Natural Balance's zoological formulas were used by, among others, Big Cat Rescue, Tippi Hedren's Shambala Preserve, Toledo Zoo, San Diego Zoo, San Diego Zoo Safari Park and SeaWorld.

== Programs ==
Natural Balance is the official dog food of the United States Bureau of Alcohol, Tobacco, Firearms and Explosives Arson Investigation and Explosives Detection Canines.

=== Honoring Service Dogs ===

Natural Balance partnered with the Petco Foundation to raise money to honor service dogs across America. The organizations aspire to raise $1 million to honor guide dogs and military service dogs across America. Natural Balance and Petco are working to build a National Monument for Military Working Dogs, which will be dedicated at Lackland Air Force Base in San Antonio, Texas, in 2013.

==Recalls==
Natural Balance was one of the brands involved in the 2007 Melamine-Contaminated Pet Food Recalls. On April 16, 2007, the company informed the FDA that they had received complaints from consumers regarding a select amount of Venison & Brown Rice Dry Dog Food and Venison & Green Pea Dry Cat Food. Some animals were reported to have vomited and a few experienced kidney failures. Natural Balance immediately issued a voluntary recall for all its Venison dog products and its dry Venison cat food after lab results showed that some of the products contained trace amounts of melamine. The source of melamine was believed to be from rice protein concentrate.

On April 27, 2007, Natural Balance issued a second recall for three canned dog food and one canned cat food. Like the first recall, the contaminants were melamine in rice protein concentrates. As with the venison based formulas, rice protein concentrate was not on the list of ingredients of the four products. This time, Natural Balance claimed that their canned food manufacturer American Nutrition, Inc (ANI) added the rice protein concentrate without their knowledge or consent, calling it a "manufacturing deviation". In response, ANI issued a press release denying any deliberate or intentionally wrongful conduct, claiming that "customers specifically required rice-based formulations". Along with Natural Balance, other pet food organizations such as Blue Buffalo and Menu Foods were affected by the contaminated products and issued recalls.

Additionally, in July 2007, a small lot of certain Natural Balance canned pet foods were recalled after it was determined that they may have been involved in a large-scale Botulism outbreak, associated with its producer Castleberry's Food Company. No illnesses were reported with the pet food.

As a result of the 2007 recalls, the company built an ISO 17025-accredited laboratory to proactively test each production run of their products for nine different toxins before shipping the food to retailers.

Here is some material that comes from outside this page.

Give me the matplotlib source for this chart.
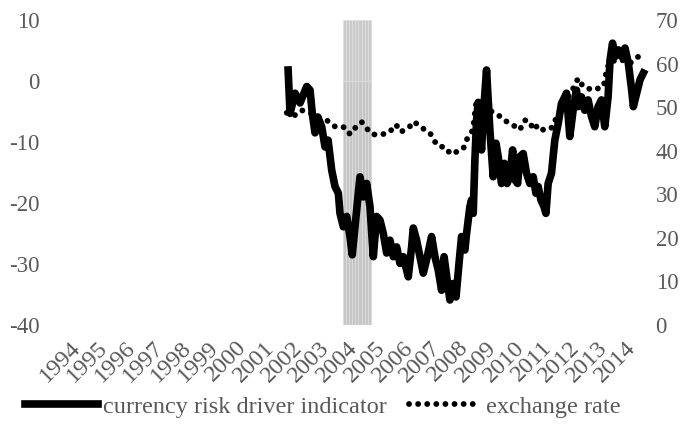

On July 3, 2020, J.M. Smucker announced a voluntary recall of a single lot of Natural Balance Ultra Premium Chicken & Chicken Liver Paté Formula cat food upon discovering elevated levels of choline chloride after receiving complaints from cat owners whose pets had become sick after eating it. The company did not publicly divulge details as to which symptoms the affected cats had developed, but warned in its announcement that "Ingesting impacted product may cause nausea with excessive salivation, constricted pupils and poor vision, diarrhea or vomiting to more severe symptoms including difficulty walking, muscle shaking, tremors, irregular heartbeat, difficulty breathing, possible cardiac or respiratory failure and, in extreme situations, death."